The United Kingdom will participate in the European Union Electoral Observer Mission which will be deployed to Zimbabwe to monitor the electoral process in the coming election Minister of State Harriett Baldwin said this week.
Britain voted to leave the EU in June 2016 but is only doing so in March next year.
Baldwin told the House of Commons that Britain has consistently called for free and fair elections in Zimbabwe and has regularly engaged with actors across the political spectrum to discuss how best the international community can support Zimbabwe’s democratisation process.
“Most recently, our ambassador in Harare met President Mnangagwa on 5 May and the Foreign Secretary met MDC Alliance leader Nelson Chamisa on 9 May to discuss these points,” she said.
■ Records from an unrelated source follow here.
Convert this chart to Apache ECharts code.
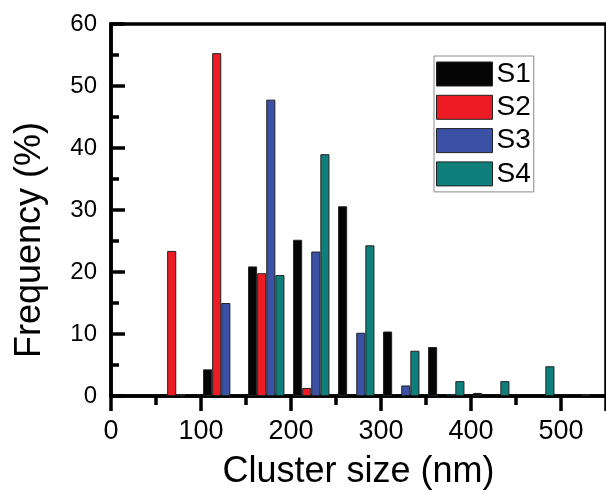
<!DOCTYPE html>
<html>
<head>
<meta charset="utf-8">
<script src="https://cdn.jsdelivr.net/npm/echarts@6/dist/echarts.min.js"></script>
<style>
html,body{margin:0;padding:0;background:#fff;}
#chart{width:606px;height:503px;}
</style>
</head>
<body>
<div id="chart"></div>
<script>
// Bin centres (nm) of each bar group
var binCenters = [72.5, 122.5, 172.5, 222.5, 272.5, 322.5, 372.5, 422.5, 472.5, 522.5];
// Frequency (%) per sample; null = no bar
var S1 = [null, 4.3, 20.9, 25.2, 30.6, 10.4, 7.9, 0.5, null, null];
var S2 = [23.4, 55.3, 19.8, 1.3, null, null, null, null, null, null];
var S3 = [0.3, 15.0, 47.8, 23.3, 10.2, 1.7, 0.3, null, null, 0.3];
var S4 = [null, null, 19.5, 39.0, 24.3, 7.3, 2.4, 2.4, 4.8, null];
var seriesNames = ['S1', 'S2', 'S3', 'S4'];
var seriesColors = ['#050505', '#ed1c24', '#3a51a5', '#0f7f7b'];

var FONT = 'Liberation Sans';
function pairs(vals) {
  var out = [];
  for (var i = 0; i < binCenters.length; i++) {
    if (vals[i] !== null) out.push([binCenters[i], vals[i]]);
  }
  return out;
}
var allVals = [S1, S2, S3, S4];
var series = allVals.map(function (v, i) {
  return {
    name: seriesNames[i],
    type: 'bar',
    xAxisIndex: 0,
    yAxisIndex: 0,
    data: pairs(v),
    barWidth: 9.1,
    barGap: '0%',
    itemStyle: { color: seriesColors[i], borderColor: '#222', borderWidth: 1 }
  };
});

function tickAxisX(interval, len) {
  return {
    type: 'value', position: 'bottom', min: 0, max: 550, interval: interval,
    axisLine: { show: false },
    axisTick: { show: true, inside: false, length: len, lineStyle: { color: '#000', width: 3.5 } },
    axisLabel: { show: false }, splitLine: { show: false }
  };
}
function tickAxisY(interval, len) {
  return {
    type: 'value', position: 'left', min: 0, max: 60, interval: interval,
    axisLine: { show: false },
    axisTick: { show: true, inside: true, length: len, lineStyle: { color: '#000', width: 3.5 } },
    axisLabel: { show: false }, splitLine: { show: false }
  };
}

var chart = echarts.init(document.getElementById('chart'));
chart.setOption({
  animation: false,
  grid: {
    left: 111, top: 24, width: 501, height: 372,
    show: true, borderColor: '#000', borderWidth: 3.5
  },
  legend: {
    orient: 'vertical',
    left: 434, top: 56,
    data: seriesNames,
    icon: 'rect',
    itemWidth: 56, itemHeight: 24, itemGap: 5.3,
    padding: [4, 3, 4, 2],
    borderColor: '#8a8a8a', borderWidth: 1,
    itemStyle: { borderColor: '#222', borderWidth: 1 },
    textStyle: { fontFamily: FONT, fontSize: 28, color: '#000', padding: [0, 0, 0, -1] }
  },
  xAxis: [{
    type: 'value',
    min: 0, max: 550, interval: 100,
    name: 'Cluster size (nm)',
    nameLocation: 'middle',
    nameGap: 58,
    nameTextStyle: { fontFamily: FONT, fontSize: 36, color: '#000' },
    axisLine: { show: true, lineStyle: { color: '#000', width: 3.5 } },
    axisTick: { show: false },
    axisLabel: { show: true, margin: 22, fontFamily: FONT, fontSize: 27, color: '#000', showMaxLabel: false },
    splitLine: { show: false }
  }, tickAxisX(100, 15), tickAxisX(50, 9)],
  yAxis: [{
    type: 'value',
    min: 0, max: 60, interval: 10,
    axisLine: { show: true, lineStyle: { color: '#000', width: 3.5 } },
    axisTick: { show: false },
    axisLabel: { margin: 14, fontFamily: FONT, fontSize: 24, color: '#000' },
    splitLine: { show: false }
  }, tickAxisY(10, 14), tickAxisY(5, 8)],
  graphic: [{
    type: 'text',
    x: 30, y: 240,
    rotation: Math.PI / 2,
    style: {
      text: 'Frequency (%)',
      fontFamily: FONT, fontSize: 36, fill: '#000',
      align: 'center', verticalAlign: 'middle'
    }
  }],
  series: series
});
</script>
</body>
</html>
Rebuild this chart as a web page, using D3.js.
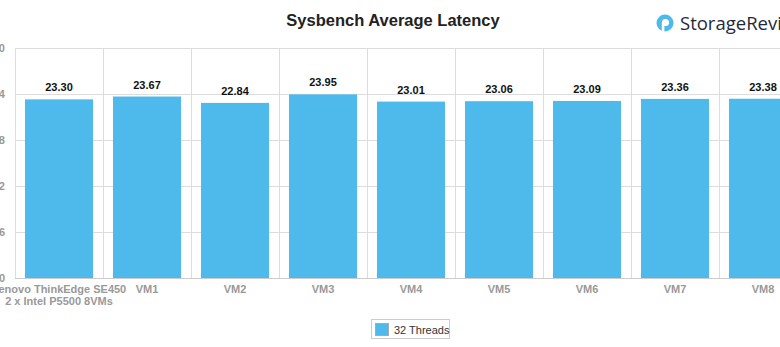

She was responding to a question from Labour legislator Kate Hoey on what plans the Britain has “to help ensure that elections due to be held in Zimbabwe in 2018 are conducted in a free, fair and transparent manner”.
Baldwin said besides engaging with the political actors, it is spending £24 million between 2014 and 2019 on civil society support for transparency, accountability, human rights and citizen engagement in Zimbabwe, much of which will help support democratisation.
This includes an increase of £5 million announced in February specifically to support election-related work.
Britain has been accused of propping Mnangagwa in the coming elections with one of the opposition leaders Tendai Biti complaining about why the United Kingdom government had granted Zimbabwe business a loan of $100 million.
But Britain has been giving aid to Zimbabwe throughout but not through the government.
Figures released by Baldwin this week showed that Britain had given aid totaling £459 million to Zimbabwe over the past five years through its Department for International Development.